Publicada em 19/04/2024 às 14h13
Por Vinicius Valentin Raduan Miguel**
Porto Velho, RO – No Reino Unido, nos anos 1970 e 1980, ocorreu uma das mais controversas práticas médicas da história recente: crianças foram utilizadas como cobaias em ensaios clínicos envolvendo produtos sanguíneos infectados, provenientes em sua maioria dos EUA.
A estimativa é que cerca de 30 mil pessoas foram infectadas com hepatite C e/ou HIV. Destas, mais de 300 crianças, em sua maioria, pessoas hemofílicas.
Um terços dos contaminados por HIV eram crianças.
Recentemente, documentos obtidos pela BBC, agência de jornalismo britânica, revelaram o verdadeiro alcance dessas provações, que desafiaram as normas éticas, mas também custaram (e custam) vidas.

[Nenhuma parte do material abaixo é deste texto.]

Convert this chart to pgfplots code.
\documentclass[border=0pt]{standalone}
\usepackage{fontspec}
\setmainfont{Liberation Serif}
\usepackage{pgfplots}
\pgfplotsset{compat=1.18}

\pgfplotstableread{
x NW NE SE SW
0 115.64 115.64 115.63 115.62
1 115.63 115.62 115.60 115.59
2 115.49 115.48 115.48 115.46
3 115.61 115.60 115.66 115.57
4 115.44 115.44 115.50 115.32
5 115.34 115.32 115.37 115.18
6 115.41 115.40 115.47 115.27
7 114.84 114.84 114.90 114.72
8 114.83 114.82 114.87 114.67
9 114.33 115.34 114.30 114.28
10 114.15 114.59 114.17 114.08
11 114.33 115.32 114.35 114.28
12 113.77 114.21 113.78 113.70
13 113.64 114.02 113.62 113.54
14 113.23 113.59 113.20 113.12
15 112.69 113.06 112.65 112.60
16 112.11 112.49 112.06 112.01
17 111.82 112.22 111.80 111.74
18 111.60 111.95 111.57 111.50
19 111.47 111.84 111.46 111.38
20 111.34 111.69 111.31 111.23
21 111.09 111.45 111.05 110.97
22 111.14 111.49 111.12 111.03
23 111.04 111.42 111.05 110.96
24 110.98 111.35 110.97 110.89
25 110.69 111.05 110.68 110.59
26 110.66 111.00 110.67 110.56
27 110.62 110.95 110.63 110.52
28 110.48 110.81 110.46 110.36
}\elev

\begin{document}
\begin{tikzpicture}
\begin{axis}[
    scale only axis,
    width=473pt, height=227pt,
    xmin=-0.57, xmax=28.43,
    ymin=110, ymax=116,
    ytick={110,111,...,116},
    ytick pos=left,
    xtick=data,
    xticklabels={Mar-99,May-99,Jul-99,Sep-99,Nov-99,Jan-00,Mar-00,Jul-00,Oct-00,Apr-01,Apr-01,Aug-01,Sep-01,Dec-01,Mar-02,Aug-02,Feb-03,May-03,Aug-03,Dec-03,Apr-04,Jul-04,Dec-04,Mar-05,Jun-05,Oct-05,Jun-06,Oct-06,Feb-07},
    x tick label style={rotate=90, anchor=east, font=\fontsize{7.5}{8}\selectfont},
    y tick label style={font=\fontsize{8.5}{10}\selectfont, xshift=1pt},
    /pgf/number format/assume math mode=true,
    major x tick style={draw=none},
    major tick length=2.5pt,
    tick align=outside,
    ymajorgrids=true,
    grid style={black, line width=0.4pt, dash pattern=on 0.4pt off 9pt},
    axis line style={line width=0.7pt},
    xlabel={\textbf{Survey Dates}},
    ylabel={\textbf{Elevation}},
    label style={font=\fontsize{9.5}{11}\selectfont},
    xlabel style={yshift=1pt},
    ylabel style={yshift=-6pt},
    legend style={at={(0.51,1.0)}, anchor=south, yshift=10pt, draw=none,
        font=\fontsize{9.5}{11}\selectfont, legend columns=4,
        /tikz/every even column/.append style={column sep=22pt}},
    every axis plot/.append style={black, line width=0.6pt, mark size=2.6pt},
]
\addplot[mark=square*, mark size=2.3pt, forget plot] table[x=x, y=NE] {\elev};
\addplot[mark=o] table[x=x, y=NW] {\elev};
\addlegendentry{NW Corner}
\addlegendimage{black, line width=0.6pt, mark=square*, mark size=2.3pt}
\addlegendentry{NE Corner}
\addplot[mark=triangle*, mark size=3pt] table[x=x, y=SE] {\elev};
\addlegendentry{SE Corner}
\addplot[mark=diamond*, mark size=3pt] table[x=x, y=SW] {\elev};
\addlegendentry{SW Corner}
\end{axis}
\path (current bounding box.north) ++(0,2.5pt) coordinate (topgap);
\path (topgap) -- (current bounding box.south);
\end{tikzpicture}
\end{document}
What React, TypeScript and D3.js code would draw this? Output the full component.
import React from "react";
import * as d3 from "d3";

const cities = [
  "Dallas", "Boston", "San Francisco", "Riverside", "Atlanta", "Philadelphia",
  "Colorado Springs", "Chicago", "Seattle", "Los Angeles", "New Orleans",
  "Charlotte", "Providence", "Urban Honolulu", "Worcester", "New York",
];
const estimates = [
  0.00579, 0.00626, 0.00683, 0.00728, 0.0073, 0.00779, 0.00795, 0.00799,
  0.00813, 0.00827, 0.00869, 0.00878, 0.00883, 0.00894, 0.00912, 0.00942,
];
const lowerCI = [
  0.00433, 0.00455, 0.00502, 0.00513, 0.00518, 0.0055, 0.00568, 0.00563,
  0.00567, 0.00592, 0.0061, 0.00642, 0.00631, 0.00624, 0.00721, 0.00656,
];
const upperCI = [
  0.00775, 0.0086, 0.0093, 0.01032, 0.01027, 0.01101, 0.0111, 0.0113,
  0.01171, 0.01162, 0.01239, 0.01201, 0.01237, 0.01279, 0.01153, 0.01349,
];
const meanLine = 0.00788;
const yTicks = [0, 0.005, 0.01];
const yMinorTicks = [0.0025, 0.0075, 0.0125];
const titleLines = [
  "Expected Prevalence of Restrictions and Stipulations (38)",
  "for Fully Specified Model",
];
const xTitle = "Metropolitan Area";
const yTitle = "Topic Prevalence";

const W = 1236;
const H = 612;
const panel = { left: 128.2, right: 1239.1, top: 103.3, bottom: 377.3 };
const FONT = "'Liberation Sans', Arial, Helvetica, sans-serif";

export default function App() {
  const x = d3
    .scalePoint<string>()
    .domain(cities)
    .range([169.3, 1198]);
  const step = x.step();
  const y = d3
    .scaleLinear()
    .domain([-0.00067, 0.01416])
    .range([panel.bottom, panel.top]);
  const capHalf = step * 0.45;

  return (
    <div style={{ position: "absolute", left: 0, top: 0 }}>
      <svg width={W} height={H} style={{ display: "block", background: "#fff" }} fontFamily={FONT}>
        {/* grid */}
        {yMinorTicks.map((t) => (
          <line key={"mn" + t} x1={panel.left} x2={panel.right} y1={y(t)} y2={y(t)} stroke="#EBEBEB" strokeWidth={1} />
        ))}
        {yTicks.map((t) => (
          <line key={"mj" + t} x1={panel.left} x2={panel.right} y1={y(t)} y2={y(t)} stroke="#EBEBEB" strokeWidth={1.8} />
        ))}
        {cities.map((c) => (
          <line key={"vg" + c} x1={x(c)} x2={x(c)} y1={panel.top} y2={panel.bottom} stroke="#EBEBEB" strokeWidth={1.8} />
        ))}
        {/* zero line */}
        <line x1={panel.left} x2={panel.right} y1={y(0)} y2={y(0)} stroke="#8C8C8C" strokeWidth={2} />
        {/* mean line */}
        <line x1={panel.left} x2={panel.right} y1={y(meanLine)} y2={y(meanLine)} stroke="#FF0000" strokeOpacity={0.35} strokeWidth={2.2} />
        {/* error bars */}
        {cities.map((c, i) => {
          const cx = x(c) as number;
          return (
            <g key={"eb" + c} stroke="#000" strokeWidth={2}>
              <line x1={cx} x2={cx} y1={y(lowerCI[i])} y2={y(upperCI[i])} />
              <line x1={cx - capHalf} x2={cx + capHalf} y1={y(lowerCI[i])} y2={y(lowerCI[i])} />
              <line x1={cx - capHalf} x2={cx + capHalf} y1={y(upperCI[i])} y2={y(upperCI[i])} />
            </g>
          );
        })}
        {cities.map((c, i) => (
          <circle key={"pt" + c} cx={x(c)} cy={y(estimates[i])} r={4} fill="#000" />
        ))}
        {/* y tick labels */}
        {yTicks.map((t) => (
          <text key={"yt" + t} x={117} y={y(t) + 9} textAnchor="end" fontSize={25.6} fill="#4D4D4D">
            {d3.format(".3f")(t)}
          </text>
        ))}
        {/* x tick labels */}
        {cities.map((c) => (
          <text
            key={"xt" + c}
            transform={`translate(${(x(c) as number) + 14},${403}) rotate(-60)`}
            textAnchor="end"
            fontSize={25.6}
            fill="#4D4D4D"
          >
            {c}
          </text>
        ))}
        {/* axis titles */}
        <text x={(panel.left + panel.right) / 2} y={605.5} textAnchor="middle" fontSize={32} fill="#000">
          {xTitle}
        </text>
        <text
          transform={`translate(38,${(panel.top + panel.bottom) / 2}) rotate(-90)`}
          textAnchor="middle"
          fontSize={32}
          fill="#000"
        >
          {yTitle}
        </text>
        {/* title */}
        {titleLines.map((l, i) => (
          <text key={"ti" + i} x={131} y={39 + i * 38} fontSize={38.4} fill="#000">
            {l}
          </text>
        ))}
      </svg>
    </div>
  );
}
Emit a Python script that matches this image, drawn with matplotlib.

Os testes foram realizados majoritariamente em crianças com distúrbios de coagulação, muitas vezes sem o consentimento de seus responsáveis.
Centenas de crianças foram infectadas com hepatite C e HIV, em um período em que a escassez de produtos sanguíneos que levou à importação de plasma de doadores de alto risco dos Estados Unidos, incluindo pessoas em privação de liberdade e de dependentes químicos de drogas ilegais.
Luke O'Shea-Phillips, uma das vítimas sobreviventes desses experimentos, foi exposto ao vírus da hepatite C aos três anos, em uma tentativa de avaliar a eficácia de um tratamento térmico no Fator VIII, um produto sanguíneo então conhecido por sua contaminação.
A pesquisa, no entanto, concluiu que o tratamento proposto teve "pouco ou nenhum efeito" na redução do risco de transmissão de hepatite C.
Esta revelação foi feita tarde demais para muitos, como Gary Webster e outros alunos da escola Treloar, que se tornaram parte de estudos clínicos sem o conhecimento ou consentimento deles ou de seus genitores.
A prática de usar pacientes como nada mais que 'ratos de laboratório', muitas vezes sem sua plena consciência ou aprovação, destaca um capítulo sombrio na história médica atual e levanta questões sobre ética na pesquisa e sobre o comércio de hemoderivados.
Não apenas os direitos de pacientes foram violados, mas a sua saúde foi comprometida em nome de um alegado avanço científico — uma troca que nenhuma sociedade justa pode se dar ao luxo de aceitar.
Um inquérito público está em curso no Reino Unido e deve lançar luz sobre as injustiças ocorridas, mas também garantir que tais erros não se repitam e suas vítimas e familiares sejam indenizados.
As questões de consentimento mudaram significativamente desde os anos 1980, porém, a dor e o dano causados ainda reverberam entre as vítimas e seus familiares, que continuarão a sofrer as consequências dos eventos que alteraram suas vidas irrevogavelmente.
A necessidade de regulamentações e transparência em ensaios clínicos nunca foi tão evidente, e a comunidade científica deve observar e aprender com estas falhas do passado.
**O autor é advogado, sociólogo. Especialista em Administração Pública (CIPAD-FGV). Doutor em Ciência Política (UFRGS).